Repeat the full listing below verbatim and keep the images out.
+++ Source material
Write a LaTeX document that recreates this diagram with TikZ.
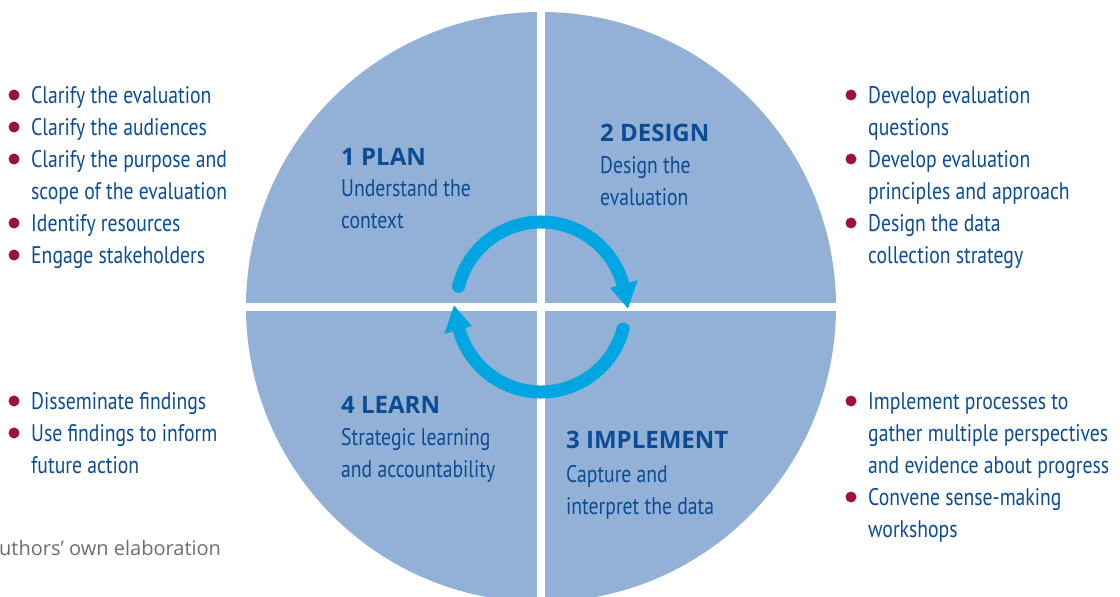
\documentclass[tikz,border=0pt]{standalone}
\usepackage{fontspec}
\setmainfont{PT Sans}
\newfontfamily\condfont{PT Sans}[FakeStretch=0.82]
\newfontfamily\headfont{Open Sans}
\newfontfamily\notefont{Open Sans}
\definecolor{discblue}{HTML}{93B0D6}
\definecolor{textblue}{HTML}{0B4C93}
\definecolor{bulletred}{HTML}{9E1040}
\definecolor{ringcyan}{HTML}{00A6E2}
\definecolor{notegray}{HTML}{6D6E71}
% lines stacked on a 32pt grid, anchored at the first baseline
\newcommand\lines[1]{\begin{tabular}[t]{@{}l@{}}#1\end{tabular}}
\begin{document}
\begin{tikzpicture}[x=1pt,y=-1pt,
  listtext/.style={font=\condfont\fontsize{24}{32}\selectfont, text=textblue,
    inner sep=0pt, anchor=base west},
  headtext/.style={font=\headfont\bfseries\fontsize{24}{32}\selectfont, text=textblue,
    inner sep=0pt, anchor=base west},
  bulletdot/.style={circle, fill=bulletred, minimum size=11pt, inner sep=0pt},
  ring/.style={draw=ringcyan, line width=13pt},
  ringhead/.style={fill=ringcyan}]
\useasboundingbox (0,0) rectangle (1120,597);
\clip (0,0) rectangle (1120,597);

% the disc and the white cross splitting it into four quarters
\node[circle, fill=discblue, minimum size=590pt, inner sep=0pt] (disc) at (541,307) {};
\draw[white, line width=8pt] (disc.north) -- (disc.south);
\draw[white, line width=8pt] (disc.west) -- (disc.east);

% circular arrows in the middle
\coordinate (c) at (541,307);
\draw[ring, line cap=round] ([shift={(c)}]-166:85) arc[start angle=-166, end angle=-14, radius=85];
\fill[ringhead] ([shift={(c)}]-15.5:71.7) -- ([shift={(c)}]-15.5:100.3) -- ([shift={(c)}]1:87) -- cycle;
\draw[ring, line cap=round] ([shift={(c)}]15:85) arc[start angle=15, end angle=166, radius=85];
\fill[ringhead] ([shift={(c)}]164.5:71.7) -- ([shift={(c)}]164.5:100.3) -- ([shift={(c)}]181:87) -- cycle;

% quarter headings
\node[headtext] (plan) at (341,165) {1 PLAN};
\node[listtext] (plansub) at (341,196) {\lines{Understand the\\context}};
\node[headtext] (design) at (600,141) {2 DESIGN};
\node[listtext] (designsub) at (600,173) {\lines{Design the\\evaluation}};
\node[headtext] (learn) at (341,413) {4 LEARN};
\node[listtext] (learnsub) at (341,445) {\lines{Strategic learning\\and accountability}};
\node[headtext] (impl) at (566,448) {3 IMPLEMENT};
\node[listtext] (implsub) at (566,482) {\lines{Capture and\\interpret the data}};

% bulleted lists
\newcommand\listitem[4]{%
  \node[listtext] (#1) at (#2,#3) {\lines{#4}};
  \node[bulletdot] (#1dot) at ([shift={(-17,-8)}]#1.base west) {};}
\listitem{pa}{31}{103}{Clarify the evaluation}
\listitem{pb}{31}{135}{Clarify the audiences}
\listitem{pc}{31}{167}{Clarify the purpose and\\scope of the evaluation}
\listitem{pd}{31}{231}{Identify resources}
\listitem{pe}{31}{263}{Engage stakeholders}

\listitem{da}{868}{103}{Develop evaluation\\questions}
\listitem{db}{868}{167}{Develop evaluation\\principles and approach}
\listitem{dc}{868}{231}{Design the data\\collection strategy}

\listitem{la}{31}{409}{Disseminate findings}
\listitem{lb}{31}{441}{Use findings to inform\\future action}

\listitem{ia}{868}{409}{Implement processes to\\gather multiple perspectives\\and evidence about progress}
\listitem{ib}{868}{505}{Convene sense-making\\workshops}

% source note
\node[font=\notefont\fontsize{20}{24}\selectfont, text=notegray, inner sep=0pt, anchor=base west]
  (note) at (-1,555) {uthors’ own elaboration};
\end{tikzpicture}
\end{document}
++++++
Solution to this exercise »
Write a LaTeX document that recreates this diagram with TikZ.
\documentclass[tikz,border=0pt]{standalone}
\usepackage{fontspec}
\setmainfont{PT Sans}
\newfontfamily\condfont{PT Sans}[FakeStretch=0.82]
\newfontfamily\headfont{Open Sans}
\newfontfamily\notefont{Open Sans}
\definecolor{discblue}{HTML}{93B0D6}
\definecolor{textblue}{HTML}{0B4C93}
\definecolor{bulletred}{HTML}{9E1040}
\definecolor{ringcyan}{HTML}{00A6E2}
\definecolor{notegray}{HTML}{6D6E71}
% lines stacked on a 32pt grid, anchored at the first baseline
\newcommand\lines[1]{\begin{tabular}[t]{@{}l@{}}#1\end{tabular}}
\begin{document}
\begin{tikzpicture}[x=1pt,y=-1pt,
  listtext/.style={font=\condfont\fontsize{24}{32}\selectfont, text=textblue,
    inner sep=0pt, anchor=base west},
  headtext/.style={font=\headfont\bfseries\fontsize{24}{32}\selectfont, text=textblue,
    inner sep=0pt, anchor=base west},
  bulletdot/.style={circle, fill=bulletred, minimum size=11pt, inner sep=0pt},
  ring/.style={draw=ringcyan, line width=13pt},
  ringhead/.style={fill=ringcyan}]
\useasboundingbox (0,0) rectangle (1120,597);
\clip (0,0) rectangle (1120,597);

% the disc and the white cross splitting it into four quarters
\node[circle, fill=discblue, minimum size=590pt, inner sep=0pt] (disc) at (541,307) {};
\draw[white, line width=8pt] (disc.north) -- (disc.south);
\draw[white, line width=8pt] (disc.west) -- (disc.east);

% circular arrows in the middle
\coordinate (c) at (541,307);
\draw[ring, line cap=round] ([shift={(c)}]-166:85) arc[start angle=-166, end angle=-14, radius=85];
\fill[ringhead] ([shift={(c)}]-15.5:71.7) -- ([shift={(c)}]-15.5:100.3) -- ([shift={(c)}]1:87) -- cycle;
\draw[ring, line cap=round] ([shift={(c)}]15:85) arc[start angle=15, end angle=166, radius=85];
\fill[ringhead] ([shift={(c)}]164.5:71.7) -- ([shift={(c)}]164.5:100.3) -- ([shift={(c)}]181:87) -- cycle;

% quarter headings
\node[headtext] (plan) at (341,165) {1 PLAN};
\node[listtext] (plansub) at (341,196) {\lines{Understand the\\context}};
\node[headtext] (design) at (600,141) {2 DESIGN};
\node[listtext] (designsub) at (600,173) {\lines{Design the\\evaluation}};
\node[headtext] (learn) at (341,413) {4 LEARN};
\node[listtext] (learnsub) at (341,445) {\lines{Strategic learning\\and accountability}};
\node[headtext] (impl) at (566,448) {3 IMPLEMENT};
\node[listtext] (implsub) at (566,482) {\lines{Capture and\\interpret the data}};

% bulleted lists
\newcommand\listitem[4]{%
  \node[listtext] (#1) at (#2,#3) {\lines{#4}};
  \node[bulletdot] (#1dot) at ([shift={(-17,-8)}]#1.base west) {};}
\listitem{pa}{31}{103}{Clarify the evaluation}
\listitem{pb}{31}{135}{Clarify the audiences}
\listitem{pc}{31}{167}{Clarify the purpose and\\scope of the evaluation}
\listitem{pd}{31}{231}{Identify resources}
\listitem{pe}{31}{263}{Engage stakeholders}

\listitem{da}{868}{103}{Develop evaluation\\questions}
\listitem{db}{868}{167}{Develop evaluation\\principles and approach}
\listitem{dc}{868}{231}{Design the data\\collection strategy}

\listitem{la}{31}{409}{Disseminate findings}
\listitem{lb}{31}{441}{Use findings to inform\\future action}

\listitem{ia}{868}{409}{Implement processes to\\gather multiple perspectives\\and evidence about progress}
\listitem{ib}{868}{505}{Convene sense-making\\workshops}

% source note
\node[font=\notefont\fontsize{20}{24}\selectfont, text=notegray, inner sep=0pt, anchor=base west]
  (note) at (-1,555) {uthors’ own elaboration};
\end{tikzpicture}
\end{document}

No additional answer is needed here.